Believing in wise expenditure, Ed understands that it is much more fitting to spend on the practical rather than squander on the unusable. “To spend more on the needs than on the wants, I think that’s how it should always go.”
A headstrong rebellion against the urge to buy more, own more and spend more, minimalism is not static on an abstract podium. With a growing number of people across the globe practicing the minimalist lifestyle onto day-to- day application, it has grown beyond, transforming from theoretical to practical.
An easy way to be wrong about the minimalist lifestyle is to assume it’s a fancy word for a “Tumblr aesthetic”; It is more than that.
“It’s not just an art form, it’s something that helps you get things into the right perspective,” Domingo Garcia (I, IS-EUS) agrees. “Practicing and adopting the ‘less’ is an attitude that can bring a lot of advantages to your daily lifestyle and it definitely lessens the hassle and workload of your day to day tasks. I think that’s what makes minimalism efficient. You are giving yourself less to worry about.”
“People who choose the [minimalist] lifestyle could be coming from a place of genuine dissatisfaction from the highly consumerist lifestyle so deeply imbedded in almost every culture,” Kat* comments. “It’s easy to understand why others decide it’s the efficient lifestyle because of the overwhelming web of commercialism and the wastage it entails.”
Tossing excesses aside, the minimalist choice balances both art and function, simplicity and profound. It goes deeper than double-tap- worthy Instagram posts, sleek interiors, or monochromes. Its bottom line capitalizes on the significance of recognizing that value is paramount, that worth is supreme. The bulk of a minimalist’s maxim underscores the presence of dissatisfaction among consumers—a discontent that masks behind the glitters of extravagance.
Back to basics
“Frankly speaking, I know what it’s like to feel as if you are King Solomon yourself—spending here and there and everywhere, living excessively. But, along the way you realize that none of these things will ever quite fill your cup, not even close,” tells Ed. “You try to lump everything into your hands, yet you are still like an empty vessel.”

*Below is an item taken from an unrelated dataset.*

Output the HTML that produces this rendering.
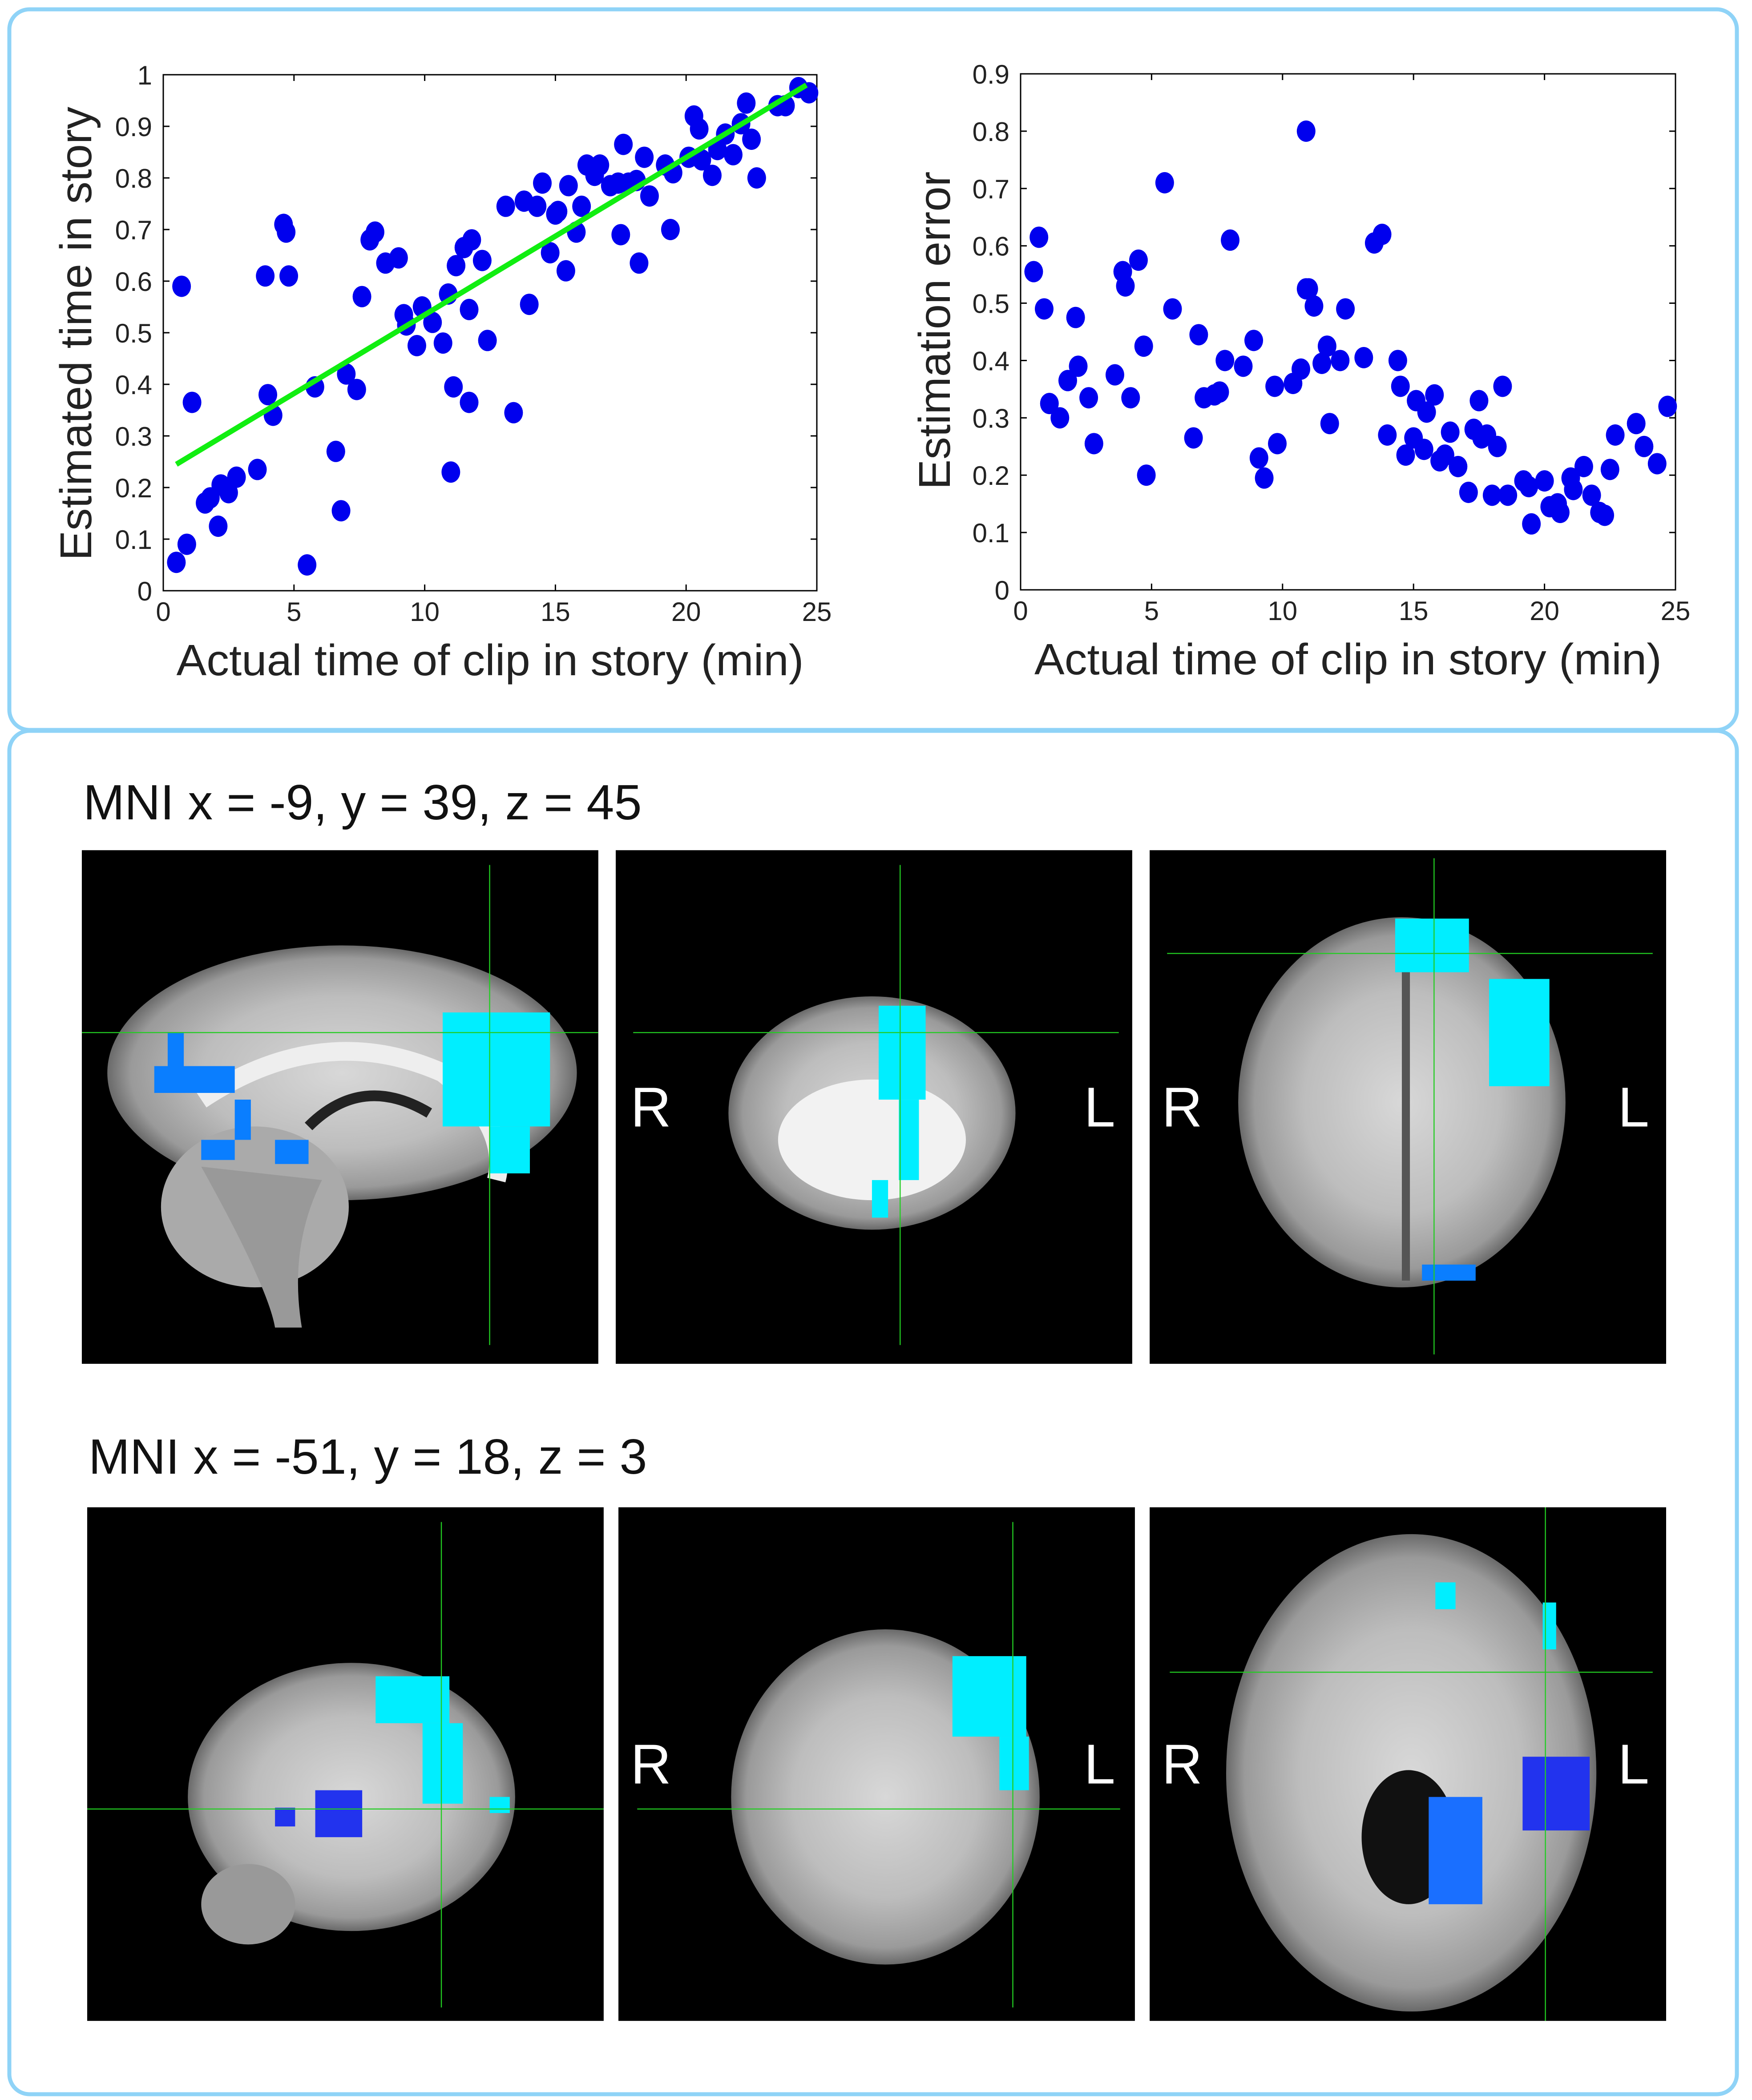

The simple life, as minimalists put it, is intentional—one that doesn’t pride on material wealth, but on contentment. And in many ways, it is a fitting reminder that prompts important answers.
“I learned that having a good health, a nurturing family and relationships, and continual growth are the tickets to having a good life and living the best life,” he reflects. “I am happy with how I live my life. Even if one day I wake up and every material thing I own is gone, happiness will find its way into me. It’s because I know that as long as I still have my family and I am breathing, I still got the whole world,” claims Ed , brimming with contentment.
The more in the less
Seeing through the lens of minimalism, others may see a radical disposition—an extreme and atypical sentiment and, to some, it is just another way of dealing with the conundrums of life, or another tune from the song of lifestyle. True, the concept itself calls for the removal of the excess stuff and fluff, but it is just one ingredient to the whole recipe. There is indeed more than just the perpetual state of paring down and the questioning of complexity.
Minimalism is a tool. It helps loosen the screws of intricacy, of complicatedness, and of constant want for exuberance, eventually opening the doorway to a much meaningful life. Minimalism actually doesn’t just focus on the less; rather, it also focuses on making room for the more—the more important things in life such as growth, passion, experiences, and awareness. Eventually, that realization starts to kick in: That the small can actually lead to the big, and that less is definitely more.